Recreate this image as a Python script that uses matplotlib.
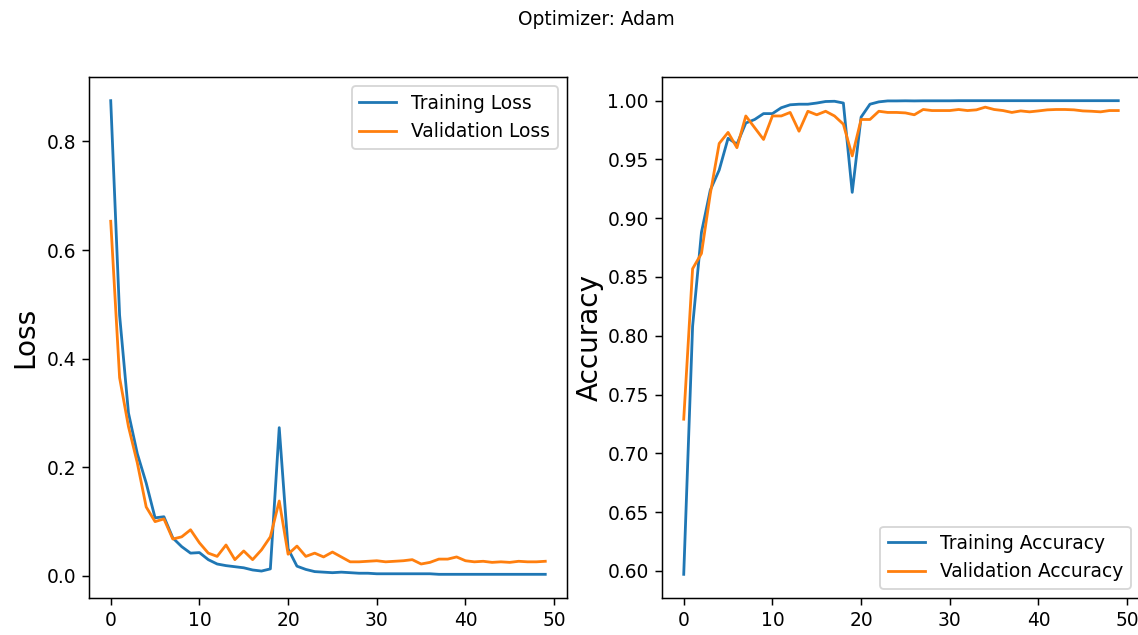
import matplotlib
matplotlib.use("Agg")
import matplotlib.pyplot as plt

epochs = list(range(50))

train_loss = [0.875, 0.48, 0.30, 0.225, 0.171, 0.107, 0.109, 0.070, 0.054, 0.042,
              0.043, 0.030, 0.022, 0.019, 0.017, 0.015, 0.011, 0.009, 0.013, 0.273,
              0.050, 0.018, 0.012, 0.008, 0.007, 0.006, 0.007, 0.006, 0.005, 0.005,
              0.004, 0.004, 0.004, 0.004, 0.004, 0.004, 0.004, 0.003, 0.003, 0.003,
              0.003, 0.003, 0.003, 0.003, 0.003, 0.003, 0.003, 0.003, 0.003, 0.003]
val_loss = [0.653, 0.365, 0.275, 0.208, 0.127, 0.100, 0.105, 0.068, 0.072, 0.085,
            0.061, 0.042, 0.036, 0.057, 0.030, 0.046, 0.030, 0.048, 0.072, 0.138,
            0.040, 0.055, 0.036, 0.042, 0.035, 0.044, 0.035, 0.026, 0.026, 0.027,
            0.028, 0.026, 0.027, 0.028, 0.030, 0.022, 0.025, 0.031, 0.031, 0.035,
            0.028, 0.026, 0.027, 0.025, 0.026, 0.025, 0.027, 0.026, 0.026, 0.027]

train_acc = [0.597, 0.808, 0.888, 0.924, 0.941, 0.968, 0.963, 0.981, 0.984, 0.989,
             0.989, 0.994, 0.9965, 0.997, 0.997, 0.998, 0.9993, 0.9995, 0.998, 0.922,
             0.986, 0.997, 0.999, 0.9998, 0.9998, 0.9999, 0.9998, 0.9999, 0.9999, 0.9999,
             0.9999, 1.0, 1.0, 1.0, 1.0, 1.0, 1.0, 1.0, 1.0, 1.0,
             1.0, 1.0, 1.0, 1.0, 1.0, 1.0, 1.0, 1.0, 1.0, 1.0]
val_acc = [0.729, 0.857, 0.870, 0.921, 0.9636, 0.973, 0.960, 0.987, 0.977, 0.967,
           0.987, 0.987, 0.990, 0.974, 0.991, 0.988, 0.991, 0.987, 0.980, 0.953,
           0.984, 0.984, 0.991, 0.990, 0.990, 0.9896, 0.988, 0.9925, 0.9916, 0.9916,
           0.9916, 0.9925, 0.9916, 0.9922, 0.9945, 0.9925, 0.9916, 0.990, 0.9913, 0.9905,
           0.9913, 0.9922, 0.9925, 0.9925, 0.9922, 0.9913, 0.9910, 0.9905, 0.9916, 0.9916]

W, H = 1138, 635
DPI = 134
fig = plt.figure(figsize=(W/DPI, H/DPI), dpi=DPI)
fig.suptitle("Optimizer: Adam", x=0.524, y=0.985, fontsize=10)

ax1 = fig.add_axes([89/W, 1-598/H, (567-89)/W, (598-77)/H])
ax2 = fig.add_axes([662/W, 1-598/H, (1140-662)/W, (598-77)/H])

ax1.plot(epochs, train_loss, label="Training Loss")
ax1.plot(epochs, val_loss, label="Validation Loss")
ax1.set_ylabel("Loss", fontsize=15)
ax1.legend(loc="upper right")

ax2.plot(epochs, train_acc, label="Training Accuracy")
ax2.plot(epochs, val_acc, label="Validation Accuracy")
ax2.set_ylabel("Accuracy", fontsize=15, labelpad=2)
ax2.legend(loc="lower right")

fig.savefig("out.png", dpi=DPI)
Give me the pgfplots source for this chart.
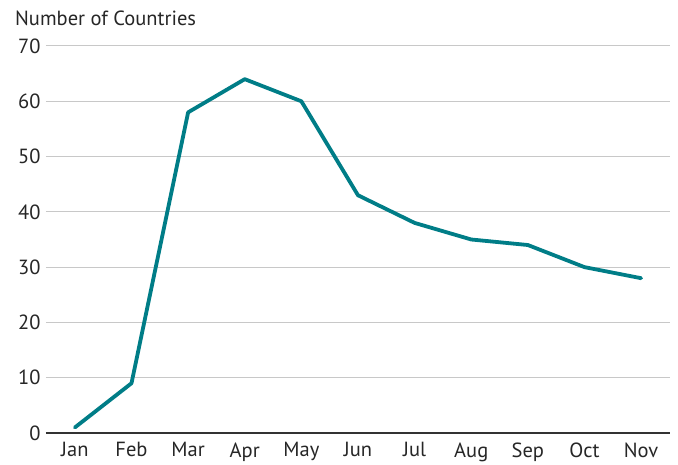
\documentclass[border=0pt]{standalone}
\usepackage{pgfplots}
\pgfplotsset{compat=1.18}
\usepackage{fontspec}
\setmainfont{PT Sans}
\definecolor{teal1}{HTML}{007D87}
\definecolor{gridc}{HTML}{C8C8C8}
\begin{document}
\begin{tikzpicture}[font=\fontsize{20.5}{24}\selectfont]
\begin{axis}[name=ax,
  scale only axis, width=624pt, height=387pt,
  xmin=-0.51, xmax=10.51, ymin=0, ymax=70,
  axis lines*=left, axis line style={draw=none},
  xtick={0,...,10},
  xticklabels={Jan,Feb,Mar,Apr,May,Jun,Jul,Aug,Sep,Oct,Nov},
  ytick={0,10,...,70},
  ymajorgrids, grid style={gridc, line width=1pt},
  major tick length=0pt,
  tick label style={font=\fontsize{20.5}{24}\selectfont, text=black!85},
  /pgf/number format/assume math mode=true,
  yticklabel style={xshift=-2pt},
  xticklabel style={yshift=-6pt},
  clip=false,
]
\draw[black!80, line width=1.3pt] (axis cs:-0.51,0) -- (axis cs:10.51,0);
\addplot[teal1, line width=3.8pt, line join=round, line cap=round] coordinates {
(0,1) (1,9) (2,58) (3,64) (4,60) (5,43) (6,38) (7,35) (8,34) (9,30) (10,28)};
\end{axis}
\node[anchor=west, inner sep=0pt, text=black!85] at ([xshift=-31pt, yshift=28pt]ax.north west) {Number of Countries};
\path ([xshift=-46pt, yshift=-29pt]ax.south west) rectangle ([xshift=8pt, yshift=46pt]ax.north east);
\end{tikzpicture}
\end{document}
○ ○ ○
Hand back the exact lines from the start of the entries to the line with "epochs = list(range(50))", both ends kept and pictures left out.

Recreate this image as a Python script that uses matplotlib.
import matplotlib
matplotlib.use("Agg")
import matplotlib.pyplot as plt

epochs = list(range(50))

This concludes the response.